Smoking is estimated to cause about half of all bladder cancer cases. Case-control studies have provided evidence of an inverse association between fruit and vegetable intake and bladder cancer risk. As part of the World Cancer Research/American Institute for Cancer Research Continuous Update Project, we conducted a systematic review and meta-analysis of prospective studies to assess the dose-response relationship between fruit and vegetables and incidence and mortality of bladder cancer. We searched PubMed up to December 2013 for relevant prospective studies. We conducted highest compared with lowest meta-analyses and dose-response meta-analyses using random effects models to estimate summary relative risks (RRs) and 95% confidence intervals (CIs), and used restricted cubic splines to examine possible nonlinear associations. Fifteen prospective studies were included in the review. The summary RR for an increase of 1 serving/day (80 g) were 0.97 (95% CI: 0.95-0.99) I(2)  = 0%, eight studies for fruits and vegetables, 0.97 (95% CI: 0.94-1.00, I(2)  = 10%, 10 studies) for vegetables and 0.98 (95% CI: 0.96-1.00, I(2)  = 0%, 12 studies) for fruits. Results were similar in men and women and in current, former and nonsmokers. Amongst fruits and vegetables subgroups, for citrus fruits the summary RR for the highest compared with the lowest intake was 0.87 (95% CI: 0.76-0.99, I(2)  = 0%, eight studies) and for cruciferous vegetables there was evidence of a nonlinear relationship (P = 0.001). The current evidence from cohort studies is not consistent with a role for fruits and vegetables in preventing bladder cancer.

© 2014 The Authors. Cancer Medicine published by John Wiley & Sons Ltd.

KEYWORDS:

Bladder cancer; fruits; meta-analysis; systematic review; vegetables

 

Comment from Maria Ribal: Bladder cancer is already related to smoking status and occupational exposure.
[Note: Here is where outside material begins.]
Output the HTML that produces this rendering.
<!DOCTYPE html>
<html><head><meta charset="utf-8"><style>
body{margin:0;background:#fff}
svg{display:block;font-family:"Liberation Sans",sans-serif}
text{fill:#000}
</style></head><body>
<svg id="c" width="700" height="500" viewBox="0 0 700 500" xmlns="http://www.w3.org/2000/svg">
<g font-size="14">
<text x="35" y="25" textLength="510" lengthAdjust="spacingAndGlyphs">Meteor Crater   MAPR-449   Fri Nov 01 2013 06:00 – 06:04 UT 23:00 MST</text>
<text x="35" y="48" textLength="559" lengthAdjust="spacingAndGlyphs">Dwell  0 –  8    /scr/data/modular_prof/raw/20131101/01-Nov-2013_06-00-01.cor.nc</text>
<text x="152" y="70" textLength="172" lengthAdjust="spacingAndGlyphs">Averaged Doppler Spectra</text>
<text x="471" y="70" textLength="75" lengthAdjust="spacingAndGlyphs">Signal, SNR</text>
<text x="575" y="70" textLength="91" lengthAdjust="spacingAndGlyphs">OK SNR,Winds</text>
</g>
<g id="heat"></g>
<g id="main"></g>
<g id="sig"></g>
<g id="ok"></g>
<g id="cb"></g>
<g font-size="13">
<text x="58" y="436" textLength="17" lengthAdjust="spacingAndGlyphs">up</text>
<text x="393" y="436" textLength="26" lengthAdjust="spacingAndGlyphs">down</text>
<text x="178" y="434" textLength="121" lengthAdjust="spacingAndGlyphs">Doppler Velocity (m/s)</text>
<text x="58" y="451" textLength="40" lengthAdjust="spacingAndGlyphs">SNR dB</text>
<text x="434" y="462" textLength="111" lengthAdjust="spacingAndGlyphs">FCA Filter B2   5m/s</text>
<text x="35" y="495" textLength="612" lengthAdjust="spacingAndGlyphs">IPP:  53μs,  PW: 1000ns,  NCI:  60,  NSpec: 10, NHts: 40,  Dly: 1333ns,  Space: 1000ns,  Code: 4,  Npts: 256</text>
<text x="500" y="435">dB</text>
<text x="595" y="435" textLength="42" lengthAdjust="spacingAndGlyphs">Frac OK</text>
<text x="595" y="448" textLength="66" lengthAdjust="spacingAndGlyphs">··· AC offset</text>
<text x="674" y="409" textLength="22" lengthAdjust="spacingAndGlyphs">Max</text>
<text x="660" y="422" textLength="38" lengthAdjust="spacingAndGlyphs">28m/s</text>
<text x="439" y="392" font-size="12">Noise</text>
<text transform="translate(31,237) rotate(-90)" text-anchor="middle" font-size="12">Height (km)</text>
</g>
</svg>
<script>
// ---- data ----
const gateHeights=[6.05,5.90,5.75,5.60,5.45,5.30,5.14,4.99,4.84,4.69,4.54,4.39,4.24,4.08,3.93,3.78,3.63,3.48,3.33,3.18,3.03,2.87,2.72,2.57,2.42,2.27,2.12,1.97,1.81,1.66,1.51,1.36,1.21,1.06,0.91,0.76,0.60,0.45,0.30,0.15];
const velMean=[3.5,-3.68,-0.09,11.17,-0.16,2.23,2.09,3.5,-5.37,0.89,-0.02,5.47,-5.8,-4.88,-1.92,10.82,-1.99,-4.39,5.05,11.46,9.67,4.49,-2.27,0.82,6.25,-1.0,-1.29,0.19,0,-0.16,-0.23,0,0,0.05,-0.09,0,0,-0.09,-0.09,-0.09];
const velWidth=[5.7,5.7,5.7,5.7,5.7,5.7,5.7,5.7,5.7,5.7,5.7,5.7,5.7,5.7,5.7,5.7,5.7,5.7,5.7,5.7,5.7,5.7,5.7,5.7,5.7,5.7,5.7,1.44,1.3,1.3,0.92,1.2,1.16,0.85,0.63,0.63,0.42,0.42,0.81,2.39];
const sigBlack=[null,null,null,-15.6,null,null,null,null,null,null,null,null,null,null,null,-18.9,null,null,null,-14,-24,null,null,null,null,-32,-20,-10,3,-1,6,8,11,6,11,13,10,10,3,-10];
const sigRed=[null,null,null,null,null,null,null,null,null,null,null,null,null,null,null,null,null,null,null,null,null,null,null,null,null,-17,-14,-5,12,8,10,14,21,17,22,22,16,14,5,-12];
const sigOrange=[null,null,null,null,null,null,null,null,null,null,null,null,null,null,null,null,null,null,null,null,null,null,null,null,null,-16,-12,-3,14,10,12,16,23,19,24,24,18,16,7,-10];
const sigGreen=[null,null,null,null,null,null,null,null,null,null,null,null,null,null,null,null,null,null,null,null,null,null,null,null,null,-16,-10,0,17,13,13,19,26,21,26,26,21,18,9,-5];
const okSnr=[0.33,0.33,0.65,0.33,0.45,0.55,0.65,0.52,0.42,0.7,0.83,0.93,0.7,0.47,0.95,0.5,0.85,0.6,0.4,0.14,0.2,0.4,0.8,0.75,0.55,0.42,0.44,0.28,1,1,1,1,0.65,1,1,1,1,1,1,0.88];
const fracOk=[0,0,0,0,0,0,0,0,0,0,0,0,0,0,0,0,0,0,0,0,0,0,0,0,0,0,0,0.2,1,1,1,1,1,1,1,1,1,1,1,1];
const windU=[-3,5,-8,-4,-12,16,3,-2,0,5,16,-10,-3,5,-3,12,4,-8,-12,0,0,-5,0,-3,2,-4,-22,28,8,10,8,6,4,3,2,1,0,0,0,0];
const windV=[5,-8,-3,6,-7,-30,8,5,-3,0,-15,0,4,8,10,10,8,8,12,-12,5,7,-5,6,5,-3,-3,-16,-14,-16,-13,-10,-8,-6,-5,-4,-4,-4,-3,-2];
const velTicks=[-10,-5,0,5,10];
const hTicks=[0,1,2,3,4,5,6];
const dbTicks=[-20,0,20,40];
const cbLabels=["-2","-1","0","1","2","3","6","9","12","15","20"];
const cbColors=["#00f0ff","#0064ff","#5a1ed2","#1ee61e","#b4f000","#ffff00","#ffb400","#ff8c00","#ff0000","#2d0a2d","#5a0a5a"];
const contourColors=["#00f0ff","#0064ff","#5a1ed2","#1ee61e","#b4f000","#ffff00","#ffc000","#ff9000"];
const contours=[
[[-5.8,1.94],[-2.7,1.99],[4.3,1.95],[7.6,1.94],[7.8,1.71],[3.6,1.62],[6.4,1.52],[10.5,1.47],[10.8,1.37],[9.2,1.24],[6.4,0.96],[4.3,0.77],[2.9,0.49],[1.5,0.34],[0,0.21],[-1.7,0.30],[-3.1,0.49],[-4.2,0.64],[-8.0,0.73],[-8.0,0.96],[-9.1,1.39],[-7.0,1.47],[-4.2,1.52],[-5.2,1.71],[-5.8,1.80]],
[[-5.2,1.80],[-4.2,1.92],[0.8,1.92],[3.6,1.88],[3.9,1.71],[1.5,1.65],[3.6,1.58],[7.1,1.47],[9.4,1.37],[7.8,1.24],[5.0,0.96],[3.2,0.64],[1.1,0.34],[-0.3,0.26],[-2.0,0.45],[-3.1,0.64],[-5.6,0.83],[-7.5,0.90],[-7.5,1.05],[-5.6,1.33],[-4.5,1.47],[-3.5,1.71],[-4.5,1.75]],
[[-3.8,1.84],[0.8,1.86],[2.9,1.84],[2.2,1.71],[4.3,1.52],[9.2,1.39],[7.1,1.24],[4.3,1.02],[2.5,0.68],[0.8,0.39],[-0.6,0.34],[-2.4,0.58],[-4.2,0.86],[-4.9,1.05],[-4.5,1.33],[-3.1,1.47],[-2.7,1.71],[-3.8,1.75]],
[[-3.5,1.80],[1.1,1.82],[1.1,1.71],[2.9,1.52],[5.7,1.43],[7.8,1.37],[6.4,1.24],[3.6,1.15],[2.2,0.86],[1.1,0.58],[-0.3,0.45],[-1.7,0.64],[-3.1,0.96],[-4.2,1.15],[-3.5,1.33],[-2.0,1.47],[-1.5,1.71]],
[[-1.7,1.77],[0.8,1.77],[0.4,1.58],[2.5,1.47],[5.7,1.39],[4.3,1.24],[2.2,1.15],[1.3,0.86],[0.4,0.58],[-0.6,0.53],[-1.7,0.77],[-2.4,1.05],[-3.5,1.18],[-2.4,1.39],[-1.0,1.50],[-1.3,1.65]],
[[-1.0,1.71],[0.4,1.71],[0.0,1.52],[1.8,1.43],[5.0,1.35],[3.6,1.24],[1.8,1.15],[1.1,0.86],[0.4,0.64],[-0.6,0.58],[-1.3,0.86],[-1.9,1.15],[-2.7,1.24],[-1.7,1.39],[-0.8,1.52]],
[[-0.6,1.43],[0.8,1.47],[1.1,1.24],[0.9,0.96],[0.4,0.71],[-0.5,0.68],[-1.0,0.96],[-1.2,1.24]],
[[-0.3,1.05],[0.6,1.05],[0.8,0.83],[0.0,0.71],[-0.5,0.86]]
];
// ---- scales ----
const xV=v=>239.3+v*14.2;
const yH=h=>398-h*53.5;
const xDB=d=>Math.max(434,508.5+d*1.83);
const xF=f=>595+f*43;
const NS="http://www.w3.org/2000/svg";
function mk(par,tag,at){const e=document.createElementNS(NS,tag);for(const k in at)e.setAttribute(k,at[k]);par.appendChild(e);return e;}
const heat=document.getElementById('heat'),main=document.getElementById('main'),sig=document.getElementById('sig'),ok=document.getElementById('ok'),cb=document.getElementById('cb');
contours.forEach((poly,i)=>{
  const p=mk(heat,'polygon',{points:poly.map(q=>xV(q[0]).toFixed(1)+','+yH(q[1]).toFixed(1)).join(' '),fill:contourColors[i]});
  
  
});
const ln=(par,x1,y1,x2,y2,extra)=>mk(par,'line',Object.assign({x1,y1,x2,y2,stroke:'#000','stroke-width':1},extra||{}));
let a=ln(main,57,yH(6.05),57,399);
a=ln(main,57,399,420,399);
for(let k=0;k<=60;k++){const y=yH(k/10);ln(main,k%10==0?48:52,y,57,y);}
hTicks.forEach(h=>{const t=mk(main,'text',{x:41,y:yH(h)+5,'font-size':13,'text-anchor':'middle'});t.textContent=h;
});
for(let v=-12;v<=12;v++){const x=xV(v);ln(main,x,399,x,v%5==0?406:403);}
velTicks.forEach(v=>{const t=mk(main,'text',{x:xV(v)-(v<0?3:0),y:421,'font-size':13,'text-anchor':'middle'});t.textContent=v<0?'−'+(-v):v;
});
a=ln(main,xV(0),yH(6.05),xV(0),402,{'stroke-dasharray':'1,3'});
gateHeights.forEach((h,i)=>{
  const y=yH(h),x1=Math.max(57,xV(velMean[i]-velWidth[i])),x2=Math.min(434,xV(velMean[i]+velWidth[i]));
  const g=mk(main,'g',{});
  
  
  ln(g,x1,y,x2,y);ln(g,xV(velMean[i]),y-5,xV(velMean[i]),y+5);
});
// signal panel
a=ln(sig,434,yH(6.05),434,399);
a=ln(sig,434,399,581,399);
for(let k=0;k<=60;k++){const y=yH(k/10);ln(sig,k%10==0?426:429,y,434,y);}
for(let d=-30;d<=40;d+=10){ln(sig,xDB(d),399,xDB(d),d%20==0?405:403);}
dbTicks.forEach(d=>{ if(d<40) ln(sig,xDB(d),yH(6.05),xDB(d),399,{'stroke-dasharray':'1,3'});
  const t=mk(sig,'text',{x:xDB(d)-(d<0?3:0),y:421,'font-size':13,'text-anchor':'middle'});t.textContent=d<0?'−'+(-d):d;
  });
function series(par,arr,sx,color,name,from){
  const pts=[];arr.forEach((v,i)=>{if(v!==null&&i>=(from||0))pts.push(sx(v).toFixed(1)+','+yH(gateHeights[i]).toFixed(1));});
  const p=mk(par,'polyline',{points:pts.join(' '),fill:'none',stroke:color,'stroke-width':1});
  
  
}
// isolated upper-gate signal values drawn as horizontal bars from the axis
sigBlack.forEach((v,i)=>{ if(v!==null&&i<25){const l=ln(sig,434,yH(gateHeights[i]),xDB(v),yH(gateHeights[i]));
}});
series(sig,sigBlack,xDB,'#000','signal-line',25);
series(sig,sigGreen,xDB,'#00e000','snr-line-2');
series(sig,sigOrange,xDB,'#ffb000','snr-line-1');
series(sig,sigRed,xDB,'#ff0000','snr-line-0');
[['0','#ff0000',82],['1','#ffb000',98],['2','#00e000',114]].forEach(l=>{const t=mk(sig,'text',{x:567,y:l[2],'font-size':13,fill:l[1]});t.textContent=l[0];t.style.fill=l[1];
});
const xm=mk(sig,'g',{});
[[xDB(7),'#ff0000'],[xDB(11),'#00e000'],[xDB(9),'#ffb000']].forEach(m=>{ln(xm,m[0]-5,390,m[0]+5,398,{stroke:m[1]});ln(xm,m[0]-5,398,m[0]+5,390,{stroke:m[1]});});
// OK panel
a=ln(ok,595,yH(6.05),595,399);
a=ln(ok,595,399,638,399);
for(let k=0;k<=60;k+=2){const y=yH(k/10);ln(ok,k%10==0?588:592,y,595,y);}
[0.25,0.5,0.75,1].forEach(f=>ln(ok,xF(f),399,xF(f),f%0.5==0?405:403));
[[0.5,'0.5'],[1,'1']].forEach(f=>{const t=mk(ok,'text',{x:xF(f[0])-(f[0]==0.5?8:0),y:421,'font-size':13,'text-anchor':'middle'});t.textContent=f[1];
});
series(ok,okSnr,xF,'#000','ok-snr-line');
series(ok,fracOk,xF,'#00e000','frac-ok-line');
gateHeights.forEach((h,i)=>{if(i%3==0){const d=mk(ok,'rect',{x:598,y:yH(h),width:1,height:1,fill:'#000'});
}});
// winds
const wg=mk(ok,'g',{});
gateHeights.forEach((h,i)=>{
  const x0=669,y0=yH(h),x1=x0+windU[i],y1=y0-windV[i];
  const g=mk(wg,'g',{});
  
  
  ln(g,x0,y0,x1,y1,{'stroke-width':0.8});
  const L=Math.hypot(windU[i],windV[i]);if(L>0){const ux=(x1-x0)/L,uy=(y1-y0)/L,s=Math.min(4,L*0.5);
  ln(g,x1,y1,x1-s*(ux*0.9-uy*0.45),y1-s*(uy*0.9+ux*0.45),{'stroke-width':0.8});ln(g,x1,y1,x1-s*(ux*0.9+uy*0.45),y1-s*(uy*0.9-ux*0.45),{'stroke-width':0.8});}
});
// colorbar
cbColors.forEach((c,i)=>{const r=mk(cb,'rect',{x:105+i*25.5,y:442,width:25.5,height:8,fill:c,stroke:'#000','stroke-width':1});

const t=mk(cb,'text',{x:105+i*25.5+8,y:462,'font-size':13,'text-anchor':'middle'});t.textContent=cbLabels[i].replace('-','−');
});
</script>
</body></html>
Other environmental factors have been explored as putative casual factors or preventive factors. Among them, dietary factors have been consistently reported, although none of the studies already performed yield any conclusion. In this meta-analysis and systematic review again no conclusions could be drawn for any protective role of fruits and vegetables intake on bladder cancer.